Steering The Program
As its name implies, the aft boom weldment locates at the tail of the plane. A bore through the part supports the horizontal stabilizer—the small pair of wings at the tail. The movement of hinged panels on the horizontal stabilizer (the elevators) creates a seemingly small change in the shape of the aircraft that exerts control over the ascent or descent of the plane. This effect provides a serviceable metaphor for the five-axis software, which compensates for position uncertainty to “steer” the NC program in the direction of the part.
Close The software, “NC Transformer Plus” from Numerical Control Software Solutions (Redding, California), could be thought of as a custom fixture for the program instead of the part. It uses data from the machine tool probe to compare the actual positions of reference features of the part to their expected positions. The software then compensates not only for X-Y-Z variations in the location of the part, but also for angular variations. It does this by quickly and thoroughly rewriting the posted NC file so that the program’s tool paths are matched to where the part happens to sit. The coordinate system doesn’t change. Instead, thanks to the software, the program shifts within this fixed coordinate system, with the software changing the axes and coordinates of every interpolated tool path accordingly. The software can even perform this function multiple times in the same setup, with one NC file producing a feature that is inspected and used as a datum for a subsequent NC file.
As a result of the use of this software, there is no need for custom fixturing to hold the part in a precise location and orientation. The machine uses its probe to find where the part sits, and the software ensures that even a complex program with contoured five-axis moves will match the part’s position.
How well the software does its transformations is directly determined by the accuracy of the probe measurements. The GKN facility uses the MP700E probe from Renishaw (Hoffman Estates, Illinois), a probe that improves accuracy by employing strain gage technology to detect triggers instead of using moving parts. The accuracy of probing measurements is particularly important in this application, because some probed features already have a layer of uncertainty. Part of the ingenuity of the process, and part of what allows the weldment to be machined in two setups, is that unreachable datums of the part are referenced to datum spheres that are added in accessible places. Both features are measured on a CMM before machining. The probe therefore does not measure the critical features themselves, but instead measures the spheres that refer to them.
Speed And Quality
The NC Transformer software was developed and proven in the course of developing the aft boom weldment machining process. Initially, watching the software begin to work in this application was scary to those involved. Although custom fixturing may be cumbersome and demanding, a process that involves setting up the part more casually, along with rewriting posted lines of code, can seem as though it doesn’t have enough reassuring “hardness” in it.

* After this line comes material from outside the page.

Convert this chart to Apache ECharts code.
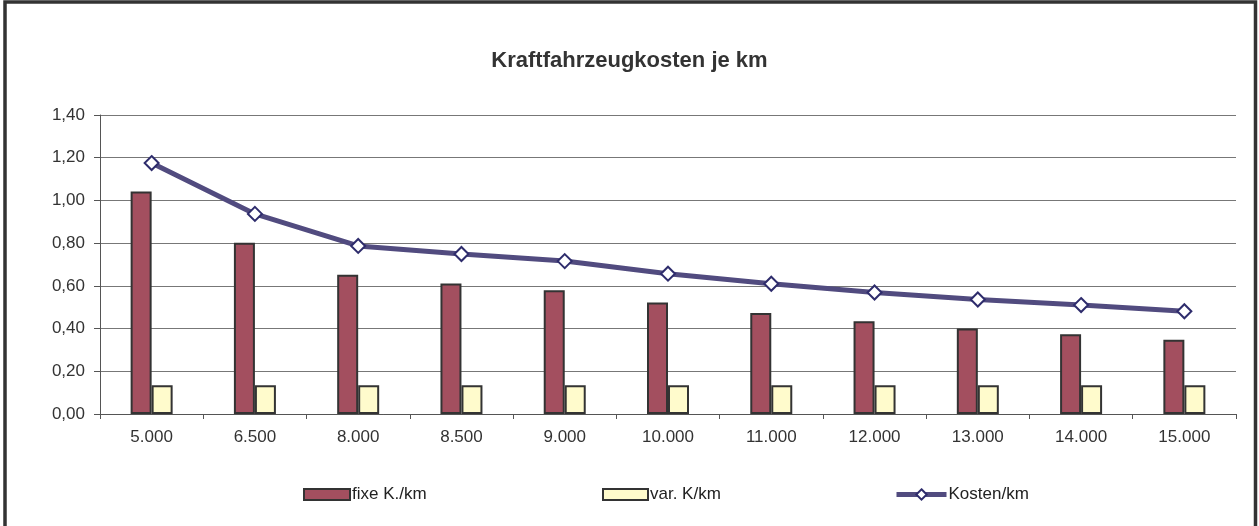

However, the process works. It delivers the aft boom part faster and more reliably than the previous process could. And because the process does not rely on any hard tooling, it can be applied to other large and complex five-axis parts in the shop. In fact, now that the facility can perform five-axis machining to a level of effectiveness and quality that rivals that of many machining houses, the Thermal Joining Center has already applied the process to other machining jobs that it previously would have outsourced.